Entertainment

Who Should Star In A Tennessee Williams Biopic?

by Jefferson Grubbs

If there's movie genre du jour these days, it's films about the stirring life stories of some famous figure or other. The 2016 Oscar season alone features Black Mass (based on the life of Whitey Bulger), The Danish Girl (based on Lili Elbe), Joy (based on Joy Mangano), Love & Mercy (Brian Wilson), and Steve Jobs (you get it), among others. And we've already got the first in line for the Great Biopic Race Of 2017: According to Variety, a movie about the life of Tennessee Williams is in the works, based on the biography Tennessee Williams: Mad Pilgrimage Of The Flesh by The New Yorker drama critic John Lahr.

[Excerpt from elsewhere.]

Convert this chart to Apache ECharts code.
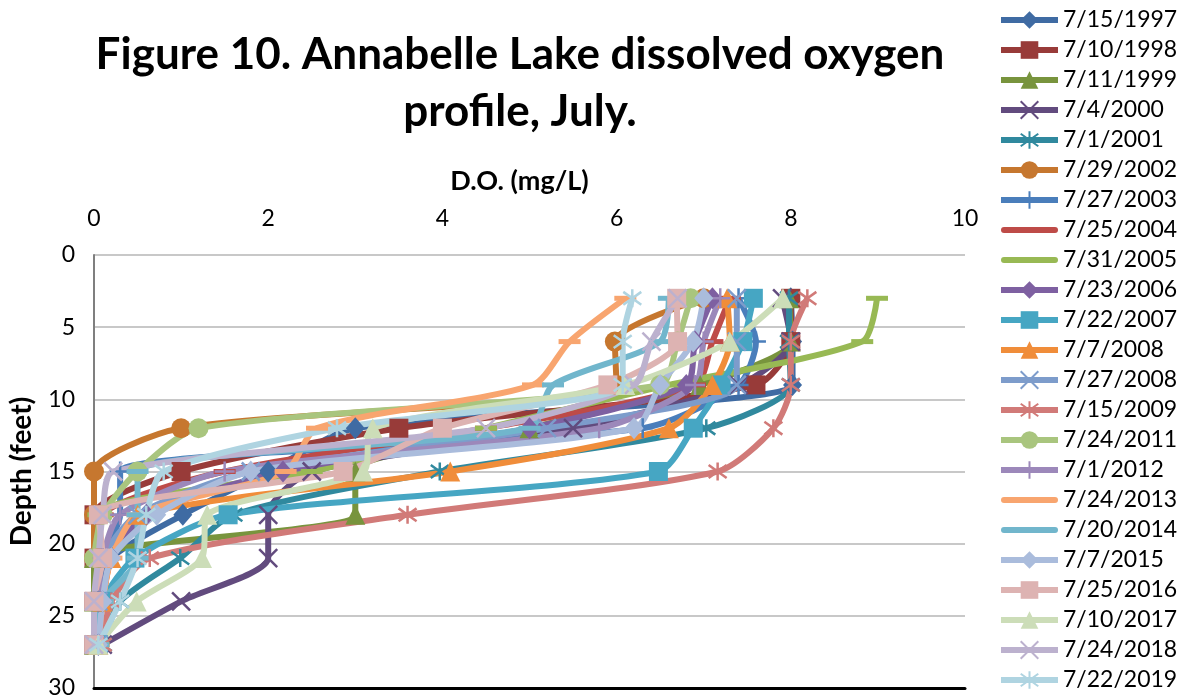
<!DOCTYPE html>
<html>
<head>
<meta charset="utf-8">
<script src="https://cdn.jsdelivr.net/npm/echarts@6/dist/echarts.min.js"></script>
<style>html,body{margin:0;padding:0;background:#fff;}#c{width:1183px;height:700px;}</style>
</head>
<body>
<div id="c"></div>
<script>
// ---- data ----
const depths = [3, 6, 9, 12, 15, 18, 21, 24, 27];
const xTicks = [0, 2, 4, 6, 8, 10];
const yTicks = [0, 5, 10, 15, 20, 25, 30];
const seriesNames = ['7/15/1997','7/10/1998','7/11/1999','7/4/2000','7/1/2001','7/29/2002','7/27/2003','7/25/2004','7/31/2005','7/23/2006','7/22/2007','7/7/2008','7/27/2008','7/15/2009','7/24/2011','7/1/2012','7/24/2013','7/20/2014','7/7/2015','7/25/2016','7/10/2017','7/24/2018','7/22/2019'];
const do1997 = [8.0, 8.02, 8.02, 3.0, 2.0, 1.02, 0.2, 0.05, 0.05];
const do1998 = [8.0, 8.0, 7.6, 3.5, 1.0, 0.0, 0.0, 0.0, 0.0];
const do1999 = [7.98, 8.0, 6.96, 5.0, 3.0, 3.0, 0.0, 0.0, 0.0];
const do2000 = [7.9, 8.0, 7.4, 5.5, 2.5, 2.0, 2.0, 1.0, 0.1];
const do2001 = [7.98, 7.98, 8.0, 7.03, 3.97, 1.6, 0.99, 0.3, 0.1];
const do2002 = [7.0, 5.98, 6.0, 1.0, 0.0, 0.0, 0.0, null, null];
const do2003 = [7.4, 7.6, 7.4, 6.3, 0.3, 0.3, 0.1, 0.05, 0.05];
const do2004 = [7.3, 7.1, 6.9, 4.5, 1.5, 0.1, 0.05, 0.05, 0.05];
const do2005 = [8.99, 8.82, 6.6, 4.5, 2.5, 0.05, 0.05, 0.05, 0.05];
const do2006 = [7.1, 6.9, 6.8, 5.0, 2.17, 0.6, 0.2, 0.1, 0.05];
const do2007 = [7.57, 7.45, 7.2, 6.88, 6.48, 1.54, 0.47, 0.1, 0.05];
const do2008a = [7.27, 7.3, 7.1, 6.6, 4.09, 0.5, 0.2, 0.1, 0.05];
const do2008b = [7.38, 7.38, 7.38, 5.2, 1.8, 0.5, 0.1, 0.05, 0.05];
const do2009 = [8.19, 8.0, 8.0, 7.8, 7.16, 3.6, 0.64, 0.2, 0.1];
const do2011 = [6.85, 6.7, 6.5, 1.2, 0.5, 0.1, 0.0, null, null];
const do2012 = [7.19, 7.0, 6.9, 5.8, 1.5, 0.3, 0.1, 0.05, 0.05];
const do2013 = [6.1, 5.46, 5.04, 2.56, 2.2, 0.5, 0.2, 0.1, 0.05];
const do2014 = [6.6, 6.5, 5.27, 5.0, 0.5, 0.5, 0.5, 0.1, 0.05];
const do2015 = [7.0, 6.88, 6.5, 6.2, 1.8, 0.72, 0.2, 0.1, 0.05];
const do2016 = [6.69, 6.7, 5.9, 4.0, 2.86, 0.05, 0.1, 0.0, 0.0];
const do2017 = [7.91, 7.3, 6.1, 3.2, 3.09, 1.3, 1.24, 0.49, 0.05];
const do2018 = [6.7, 6.4, 6.2, 4.5, 0.22, 0.1, 0.05, 0.0, 0.0];
const do2019 = [6.18, 6.07, 6.07, 2.79, 0.8, 0.6, 0.5, 0.3, 0.05];
const seriesValues = [do1997, do1998, do1999, do2000, do2001, do2002, do2003, do2004, do2005, do2006, do2007, do2008a, do2008b, do2009, do2011, do2012, do2013, do2014, do2015, do2016, do2017, do2018, do2019];

// ---- styles ----
const colors = ['#3F6BA3','#983B39','#78943D','#624B7E','#30899E','#C6772F','#4A7EBB','#BE4B48','#98B954','#7E60A1','#46A6C3','#F08D3A','#7D9CCB','#D17A78','#A9C57E','#9C88BA','#F8A56F','#71B6CC','#AABCDC','#DDB3B2','#CCDDB8','#BCB1CE','#AFD4E1'];
const X = 'path://M0,0L10,10M10,0L0,10';
const STAR = 'path://M0,0L10,10M10,0L0,10M5,-2L5,12';
const PLUS = 'path://M5,0L5,10M0,5L10,5';
const BAR = 'path://M3,0L54,0A3,3,0,0,1,54,6L3,6A3,3,0,0,1,3,0Z';
const kinds = ['diamond','rect','triangle','x','star','circle','plus','dash','dash','diamond','rect','triangle','x','star','circle','plus','dash','dash','diamond','rect','triangle','x','star'];

function symbolFor(k) {
  switch (k) {
    case 'diamond': return {symbol: 'diamond', size: [19, 22], stroke: false};
    case 'rect': return {symbol: 'rect', size: 19, stroke: false};
    case 'triangle': return {symbol: 'triangle', size: 20, stroke: false};
    case 'circle': return {symbol: 'circle', size: 20, stroke: false};
    case 'x': return {symbol: X, size: 18, stroke: true};
    case 'star': return {symbol: STAR, size: 18, stroke: true};
    case 'plus': return {symbol: PLUS, size: 20, stroke: true};
    case 'dash': return {symbol: 'rect', size: [22, 5], stroke: false};
  }
}

const series = seriesNames.map((name, i) => {
  const s = symbolFor(kinds[i]);
  const data = seriesValues[i].map((v, j) => v === null ? null : [v, depths[j]]).filter(p => p !== null);
  return {
    name: name,
    type: 'line',
    data: data,
    smooth: 0.25,
    symbol: s.symbol,
    symbolSize: s.size,
    showSymbol: true,
    lineStyle: {color: colors[i], width: 6},
    itemStyle: {color: colors[i], borderColor: colors[i], borderWidth: s.stroke ? 2.5 : 0},
    emphasis: {disabled: true},
    animation: false
  };
});

const legendData = seriesNames.map((n, i) => kinds[i] === 'dash' ? {name: n, icon: BAR} : {name: n});

const chart = echarts.init(document.getElementById('c'));
chart.setOption({
  animation: false,
  backgroundColor: '#fff',
  title: {
    text: 'Figure 10. Annabelle Lake dissolved oxygen\nprofile, July.',
    left: 515, top: 21, textAlign: 'center',
    textStyle: {fontFamily: 'Lato', fontWeight: 'bold', fontSize: 44, lineHeight: 57, color: '#000'}
  },
  legend: {
    orient: 'vertical', left: 998, top: 8, padding: 0,
    itemWidth: 57, itemHeight: 22, itemGap: 6,
    lineStyle: {width: 6},
    textStyle: {fontFamily: 'Lato', fontSize: 23, lineHeight: 24, color: '#000'},
    data: legendData
  },
  grid: {left: 94, right: 218, top: 255, bottom: 12, containLabel: false},
  xAxis: [{
    type: 'value', position: 'top', min: xTicks[0], max: xTicks[xTicks.length-1], interval: 2,
    name: 'D.O. (mg/L)', nameLocation: 'middle', nameGap: 60,
    nameTextStyle: {fontFamily: 'Lato', fontWeight: 'bold', fontSize: 27, color: '#000', padding: [0, 20, 0, 0]},
    axisLine: {show: false}, axisTick: {show: false}, splitLine: {show: false},
    axisLabel: {fontFamily: 'Lato', fontSize: 23, color: '#000', margin: 25}
  }, {
    type: 'value', position: 'bottom', min: 0, max: 10, interval: 2,
    axisLine: {show: true, lineStyle: {color: '#000', width: 3}},
    axisTick: {show: false}, axisLabel: {show: false}, splitLine: {show: false}
  }],
  yAxis: {
    type: 'value', inverse: true, min: yTicks[0], max: yTicks[yTicks.length-1], interval: 5,
    name: 'Depth (feet)', nameLocation: 'middle', nameGap: 58, nameRotate: 90,
    nameTextStyle: {fontFamily: 'Lato', fontWeight: 'bold', fontSize: 28, color: '#000'},
    axisLine: {show: true, lineStyle: {color: '#7F7F7F', width: 2}},
    axisTick: {show: false},
    splitLine: {show: true, lineStyle: {color: '#C8C8C8', width: 2}},
    axisLabel: {fontFamily: 'Lato', fontSize: 23, color: '#000', margin: 19}
  },
  series: series
});
</script>
</body>
</html>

I imagine as soon as this news broke, every famous actor in Hollywood probably got on the phone with their agent, demanding a meeting with the film's producers. Biopics are the bread and butter of any actor, and if they're good, they can all but guarantee Oscar nominations. So, which actor will eventually be cast as one of the most famous playwrights in American history? The competition will be fierce, and the result entirely depends on which direction the producers want to go with the character.

(For my list of possible suspects, I thought it appropriate to focus solely on American actors. As great as Michael Fassbender was in Steve Jobs, it doesn't seem right to have an English actor play Tennessee Williams, does it?)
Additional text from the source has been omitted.